Back to Langfuse

Verify Clickhouse Records

worker/src/scripts/verifyClickhouseRecords/README.md

3.172.11.3 KB
Original Source

Verify Clickhouse Records

This script is used to compare Clickhouse records to our Postgres records. Per default, it draws a sample of observations, traces, and scores from the Postgres tables and executes single queries on Clickhouse to compare the individual fields. It is possible to overwrite the selection process using the overwriteIds per type.

Usage

To compare the records configure the database environment variables and afterward execute the script. Modify the DATE_START setting in the script to a date after the clickhouse sync was in place. Set ITERATIONS based on the number of records that you want to validate.
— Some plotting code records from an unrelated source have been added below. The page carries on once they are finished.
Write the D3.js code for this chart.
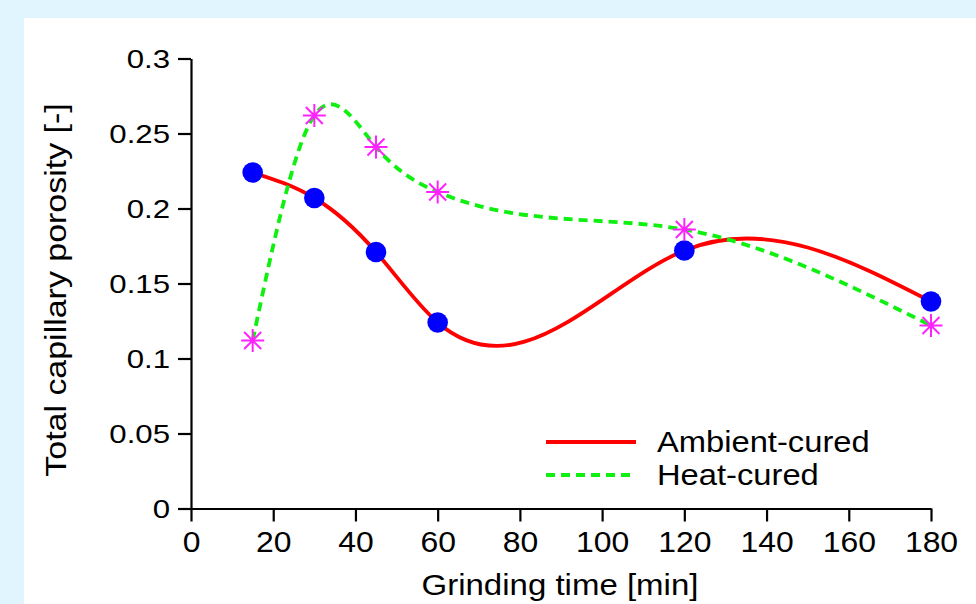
<!DOCTYPE html>
<html>
<head>
<meta charset="utf-8">
<script src="https://cdn.jsdelivr.net/npm/d3@7"></script>
<style>
  body { margin: 0; background: #e0f5fd; }
  svg { display: block; }
</style>
</head>
<body>
<div id="chart"></div>
<script>
// ---- data ----
var grindTime = [15, 30, 45, 60, 120, 180];
var ambientCured = [0.224, 0.207, 0.171, 0.124, 0.172, 0.138];
var heatCured = [0.112, 0.262, 0.241, 0.211, 0.186, 0.122];
var xTicks = [0, 20, 40, 60, 80, 100, 120, 140, 160, 180];
var yTicks = [0, 0.05, 0.1, 0.15, 0.2, 0.25, 0.3];
var seriesNames = ["Ambient-cured", "Heat-cured"];

// natural cubic spline y(x) as a d3 curve (the plot uses a spline in x, not a parametric one)
function NaturalX(context) { this._context = context; }
NaturalX.prototype = {
  areaStart: function() {}, areaEnd: function() {},
  lineStart: function() { this._x = []; this._y = []; },
  point: function(x, y) { this._x.push(+x); this._y.push(+y); },
  lineEnd: function() {
    var x = this._x, y = this._y, n = x.length, ctx = this._context;
    if (!n) return;
    ctx.moveTo(x[0], y[0]);
    if (n < 3) { if (n === 2) ctx.lineTo(x[1], y[1]); return; }
    var h = [], d = [], i;
    for (i = 0; i < n - 1; i++) { h[i] = x[i + 1] - x[i]; d[i] = (y[i + 1] - y[i]) / h[i]; }
    // tridiagonal system for second derivatives, M[0] = M[n-1] = 0
    var a = [], b = [], c = [], r = [], M = new Array(n).fill(0);
    for (i = 1; i < n - 1; i++) {
      a[i] = h[i - 1]; b[i] = 2 * (h[i - 1] + h[i]); c[i] = h[i]; r[i] = 6 * (d[i] - d[i - 1]);
    }
    for (i = 2; i < n - 1; i++) {
      var m = a[i] / b[i - 1];
      b[i] -= m * c[i - 1]; r[i] -= m * r[i - 1];
    }
    for (i = n - 2; i >= 1; i--) M[i] = (r[i] - (i < n - 2 ? c[i] * M[i + 1] : 0)) / b[i];
    for (i = 0; i < n - 1; i++) {
      var s0 = d[i] - h[i] * (2 * M[i] + M[i + 1]) / 6;
      var s1 = d[i] + h[i] * (M[i] + 2 * M[i + 1]) / 6;
      ctx.bezierCurveTo(x[i] + h[i] / 3, y[i] + s0 * h[i] / 3,
                        x[i + 1] - h[i] / 3, y[i + 1] - s1 * h[i] / 3,
                        x[i + 1], y[i + 1]);
    }
  }
};
function curveNaturalX(context) { return new NaturalX(context); }

// stretch glyphs a bit wider, the source font is wider than Liberation Sans
function widen(sel, k) {
  sel.each(function() {
    var len = this.getComputedTextLength();
    d3.select(this).attr("textLength", len * k).attr("lengthAdjust", "spacingAndGlyphs");
  });
}

// ---- chart setup ----
var svgWidth = 976;
var svgHeight = 604;
var font = "'Liberation Sans', Arial, Helvetica, sans-serif";

var svg = d3.select("#chart").append("svg").attr("width", svgWidth).attr("height", svgHeight);

// white panel
svg.append("rect").attr("x", 24).attr("y", 18).attr("width", svgWidth - 24).attr("height", svgHeight - 18).attr("fill", "#fff");

var xScale = d3.scaleLinear().domain([0, 180]).range([191, 931]);
var yScale = d3.scaleLinear().domain([0, 0.3]).range([508.5, 58.5]);

// ---- axes ----
var xAxis = d3.axisBottom(xScale).tickValues(xTicks).tickSize(13).tickSizeOuter(0).tickPadding(10);
var yAxis = d3.axisLeft(yScale).tickValues(yTicks).tickSize(13).tickSizeOuter(0).tickPadding(8).tickFormat(d3.format("~g"));

var gx = svg.append("g").attr("transform", "translate(0," + yScale(0) + ")").call(xAxis);
var gy = svg.append("g").attr("transform", "translate(" + xScale(0) + ",0)").call(yAxis);

[gx, gy].forEach(function(g) {
  g.selectAll("path, line").attr("stroke", "#000").attr("stroke-width", 2.2);
  g.selectAll("text").attr("font-family", font).attr("fill", "#000");
});
gx.selectAll("text").attr("font-size", "29px").call(widen, 1.1);
gy.selectAll("text").attr("font-size", "26px").attr("dy", "0.36em").call(widen, 1.2);

// ---- lines ----
var line = d3.line()
  .x(function(d, i) { return xScale(grindTime[i]); })
  .y(function(d) { return yScale(d); })
  .curve(curveNaturalX);

svg.append("path").datum(ambientCured)
  .attr("d", line).attr("fill", "none").attr("stroke", "#ff0000").attr("stroke-width", 3.8);

svg.append("path").datum(heatCured)
  .attr("d", line).attr("fill", "none").attr("stroke", "#10f010").attr("stroke-width", 3.8)
  .attr("stroke-dasharray", "9,6");

// ---- markers ----
svg.append("g").selectAll("circle")
  .data(ambientCured)
  .enter()
  .append("circle")
  .attr("cx", function(d, i) { return xScale(grindTime[i]); })
  .attr("cy", function(d) { return yScale(d); })
  .attr("r", 10.3)
  .attr("fill", "#0000ff");

var star = "M0,-11.5V11.5M-11.5,0H11.5M-8.5,-8.5L8.5,8.5M-8.5,8.5L8.5,-8.5";
svg.append("g").selectAll("path")
  .data(heatCured)
  .enter()
  .append("path")
  .attr("transform", function(d, i) { return "translate(" + xScale(grindTime[i]) + "," + yScale(d) + ")"; })
  .attr("d", star)
  .attr("stroke", "#ff22ff")
  .attr("stroke-width", 2)
  .attr("fill", "none");

// ---- legend ----
var legend = svg.append("g");
legend.append("line").attr("x1", 546).attr("x2", 636).attr("y1", 442).attr("y2", 442)
  .attr("stroke", "#ff0000").attr("stroke-width", 3.8);
legend.append("line").attr("x1", 546).attr("x2", 636).attr("y1", 475).attr("y2", 475)
  .attr("stroke", "#10f010").attr("stroke-width", 3.8).attr("stroke-dasharray", "9,6");
legend.selectAll("text")
  .data(seriesNames)
  .enter()
  .append("text")
  .attr("x", 657)
  .attr("y", function(d, i) { return 452 + i * 33; })
  .attr("font-family", font)
  .attr("font-size", "30px")
  .text(function(d) { return d; })
  .call(widen, 1.09);

// ---- axis titles ----
svg.append("text")
  .attr("x", 560)
  .attr("y", 595)
  .attr("text-anchor", "middle")
  .attr("font-family", font)
  .attr("font-size", "30px")
  .text("Grinding time [min]")
  .call(widen, 1.1);

svg.append("text")
  .attr("transform", "translate(66,290) rotate(-90)")
  .attr("text-anchor", "middle")
  .attr("font-family", font)
  .attr("font-size", "29px")
  .text("Total capillary porosity [-]")
  .call(widen, 1.17);
</script>
</body>
</html>
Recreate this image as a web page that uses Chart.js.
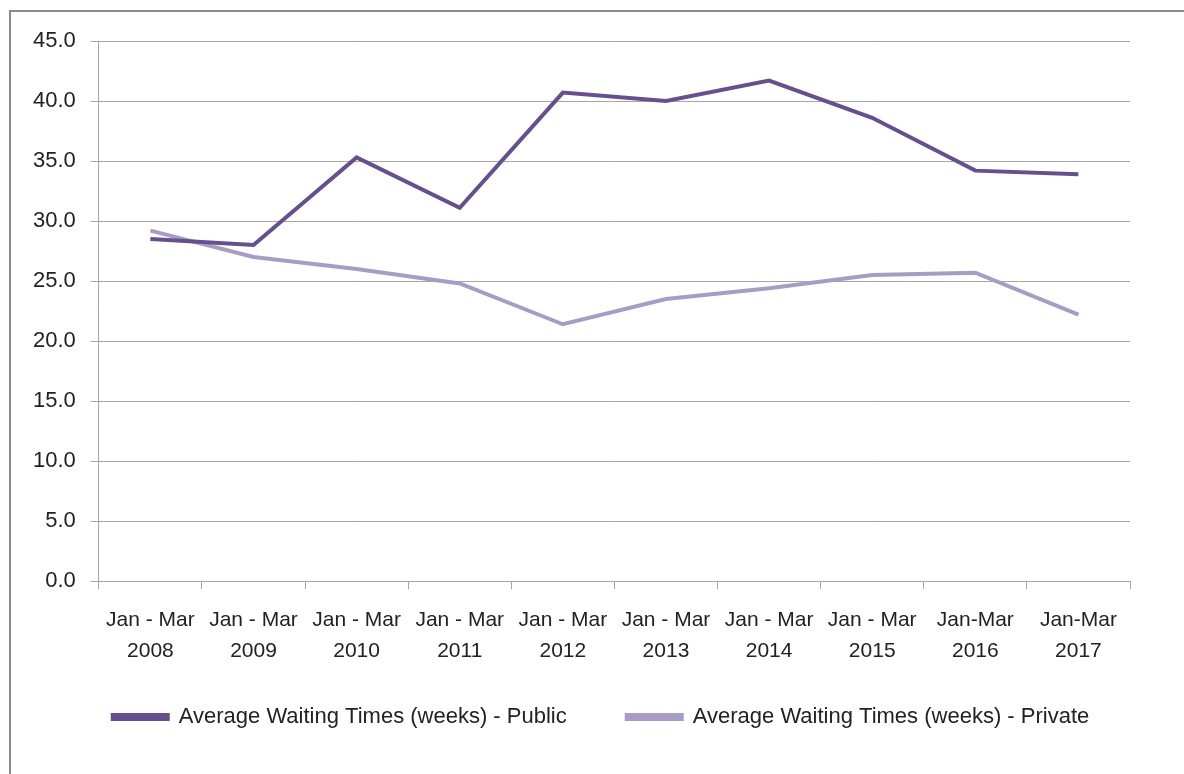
<!DOCTYPE html>
<html>
<head>
<meta charset="utf-8">
<script src="https://cdn.jsdelivr.net/npm/chart.js@4"></script>
<style>
  html, body { margin: 0; padding: 0; background: #fff; overflow: hidden; }
  #frame { position: absolute; left: 9px; top: 10px; width: 1200px; height: 800px; border: 2px solid #8c8c8c; }
  #wrap { position: absolute; left: 0; top: 0; width: 1184px; height: 774px; }
</style>
</head>
<body>
<div id="frame"></div>
<div id="wrap"><canvas id="chart"></canvas></div>
<script>
// Categories and series
const periods = [
  ['Jan - Mar', '2008'], ['Jan - Mar', '2009'], ['Jan - Mar', '2010'], ['Jan - Mar', '2011'],
  ['Jan - Mar', '2012'], ['Jan - Mar', '2013'], ['Jan - Mar', '2014'], ['Jan - Mar', '2015'],
  ['Jan-Mar', '2016'], ['Jan-Mar', '2017']
];
const publicWeeks = [28.5, 28.0, 35.3, 31.1, 40.7, 40.0, 41.7, 38.6, 34.2, 33.9];
const privateWeeks = [29.2, 27.0, 26.0, 24.8, 21.4, 23.5, 24.4, 25.5, 25.7, 22.2];

const gridColor = '#a6a6a6';
const fontFamily = '"Liberation Sans", Arial, sans-serif';

// the wide legend padding pushes the items too low, lift the legend back up
const legendNudge = {
  id: 'legendNudge',
  afterLayout(chart) {
    chart.legend.top -= 36;
    chart.legend.bottom -= 36;
  }
};

const ctx = document.getElementById('chart').getContext('2d');
new Chart(ctx, {
  type: 'line',
  data: {
    labels: periods,
    datasets: [
      {
        label: 'Average Waiting Times (weeks) - Public',
        data: publicWeeks,
        borderColor: '#674f8d',
        backgroundColor: '#674f8d',
        borderWidth: 4,
        pointRadius: 0,
        tension: 0
      },
      {
        label: 'Average Waiting Times (weeks) - Private',
        data: privateWeeks,
        borderColor: '#a99cc4',
        backgroundColor: '#a99cc4',
        borderWidth: 4,
        pointRadius: 0,
        tension: 0
      }
    ]
  },
  options: {
    responsive: true,
    maintainAspectRatio: false,
    animation: false,
    layout: { padding: { left: 18, right: 0, top: 41, bottom: 0 } },
    plugins: {
      legend: {
        position: 'bottom',
        labels: {
          boxWidth: 55,
          boxHeight: 4,
          padding: 60,
          color: '#222',
          font: { family: fontFamily, size: 22 }
        }
      },
      tooltip: { enabled: false }
    },
    scales: {
      x: {
        offset: true,
        grid: {
          offset: true,
          drawOnChartArea: false,
          color: gridColor,
          tickLength: 8
        },
        border: { color: gridColor, width: 1 },
        ticks: {
          maxRotation: 0,
          autoSkip: false,
          color: '#222',
          padding: 16,
          font: { family: fontFamily, size: 21, lineHeight: 1.45 }
        }
      },
      y: {
        min: 0,
        max: 45,
        grid: {
          color: gridColor,
          tickLength: 8
        },
        border: { color: gridColor, width: 1 },
        ticks: {
          stepSize: 5,
          color: '#222',
          padding: 15,
          font: { family: fontFamily, size: 22 },
          callback: v => v.toFixed(1)
        }
      },
      // empty right-hand axis, only keeps the plot clear of the right edge
      yRight: {
        position: 'right',
        min: 0,
        max: 45,
        grid: { drawOnChartArea: false, display: false },
        border: { display: false },
        ticks: { display: false },
        afterFit: scale => { scale.width = 54; }
      }
    }
  },
  plugins: [legendNudge]
});
</script>
</body>
</html>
We sample 100 records per kind in each iteration.

bash
# Insert postgres database URL
export DATABASE_URL=
export CLICKHOUSE_URL=
export CLICKHOUSE_USER=
export CLICKHOUSE_PASSWORD=

cd worker/src/scripts/verifyClickhouseRecords

npx ts-node index.ts

The script writes the objects and deltas into the output folder within the current working directory. Use it to validate whether Clickhouse and Postgres produce equal results.

Known Issues

Numeric values

Postgres seems to retain a higher precision for floating point numeric numbers. In the object comparisons this frequently leads to false positives in the 10^-8 range.